Jean Guye Makongo: «Je ne sollicite pas une clémence particulière»
L’expert financier, ancien directeur de la comptabilité, a dit qu’il traîne un bagage moral et une expérience professionnelle incontestables. Il a expliqué qu’il s’est battu pour maintenir la stabilité financière de la Scdp. Il souligne avoir démissionné de son poste dans le but de ne pas aller à l’encontre de sa profession et de combattre la gabegie. Jean Guye Makongo demande au collège des juges de rendre une décision qui épouse la déontologie de la profession de magistrat. «Il vous revient de regarder de manière objective la gestion de la Scdp qui a été faite pendant la période de référence, vous vous rendrez compte de mon innocence», a plaidé Jean Makongo. Il note que le tribunal peut y arriver non seulement pour laver son honneur mais aussi lui permettre la joie de retrouver sa famille. Et de reprendre s’il n’est pas trop tard ses activités laissées en abandon depuis son incarcération.
Marc Thierry Etoundi : «J’ai toujours fait mon travail»
Ce cadre financier de la Scdp a donné quelques précisions qu’il trouvait utiles pour la compréhension de cette affaire. D’abord, il note que le jugement du TGI de Douala avait fait l’objet d’un pourvoi à la Cour suprême qui l’a annulé. Et que «contrairement aux réquisitions finales du parquet, les documents fournis dans le dossier de procédure ont des numéros, porte une date et des signatures du DG de la Scdp ordonnant les paiements litigieux». Il signale, par ailleurs, que les éléments justificatifs de différentes dépenses joints au dossier de procédure ne le concernent pas, étant donné qu’il n’en est pas bénéficiaire. Il a reconnu avoir retiré les fonds de la banque et les pièces qui justifient leur utilisation n’ont jamais été contesté par les cosignataires desdits chèque. Il a dit avoir toujours fait son travail sous l’autorité de ses chefs hiérarchiques.
Kisito Cyr Toni Mifi Bogne Ondoua : «Je n’ai plus rien à dire…»
Employé dans les services financiers de l’entreprise de dépôts pétroliers, il est le seul qui comparaît libre. Il a été avare en déclarations. «Rendu à ce stade de la procédure judiciaire, je n’ai plus rien à dire.
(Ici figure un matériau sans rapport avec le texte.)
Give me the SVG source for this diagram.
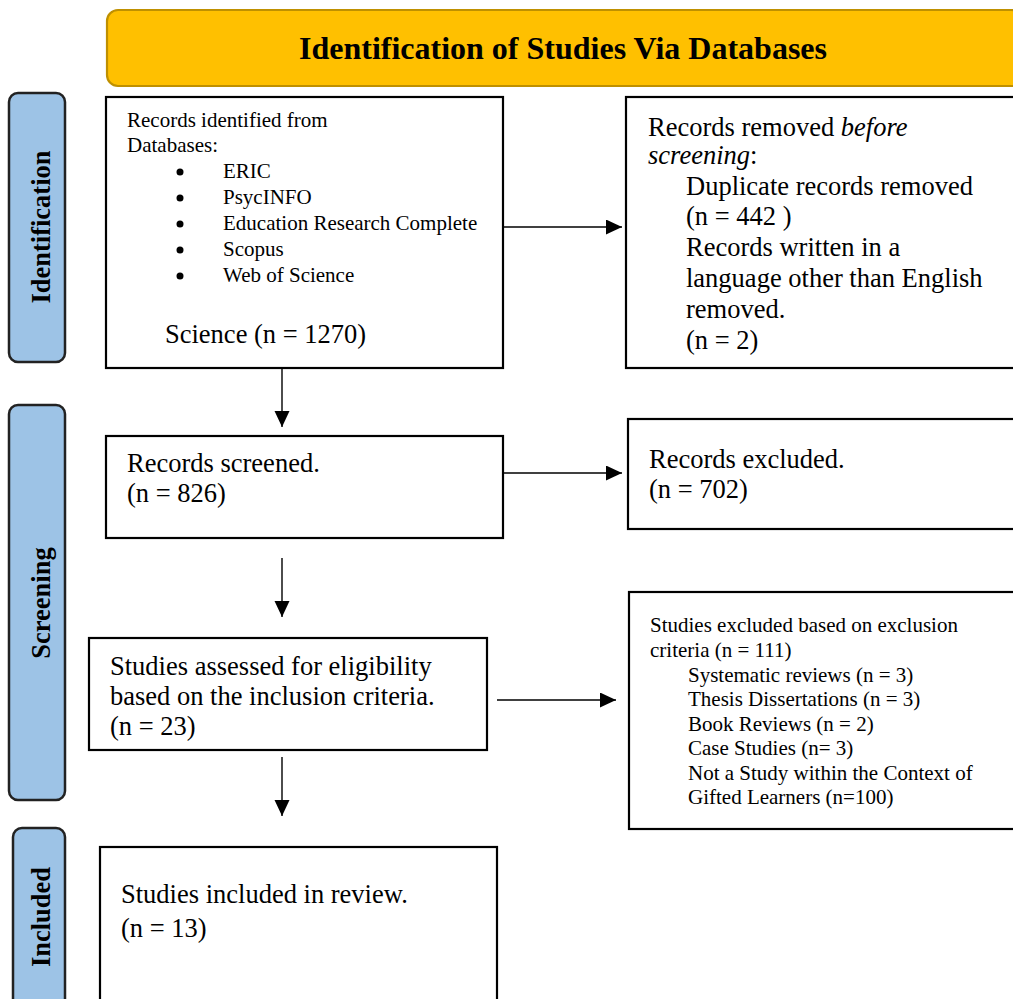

Je remercie le tribunal», a-t-il confié.
Kisito Cyr Toni Mifi Bogne Ondoua : «Une pensée pour Me Tchakouté Patie»
Il était le dernier à prendre la parole. Il en a profité pour adresser ses remerciements aux avocats qui l’ont soutenu pendant ce long procès. Il pense particulièrement au défunt bâtonnier de l’Ordre des avocats au barreau du Cameroun, le regretté Me Tchakounté Patie.
Rappelons que l’ancien directeur général (DG) de la Société camerounaise des Dépôts pétroliers (Scdp) est poursuivi devant le Tribunal criminel spécial pour un détournement supposé de la somme de 2,2 milliards de francs en compagnie de ses collaborateurs.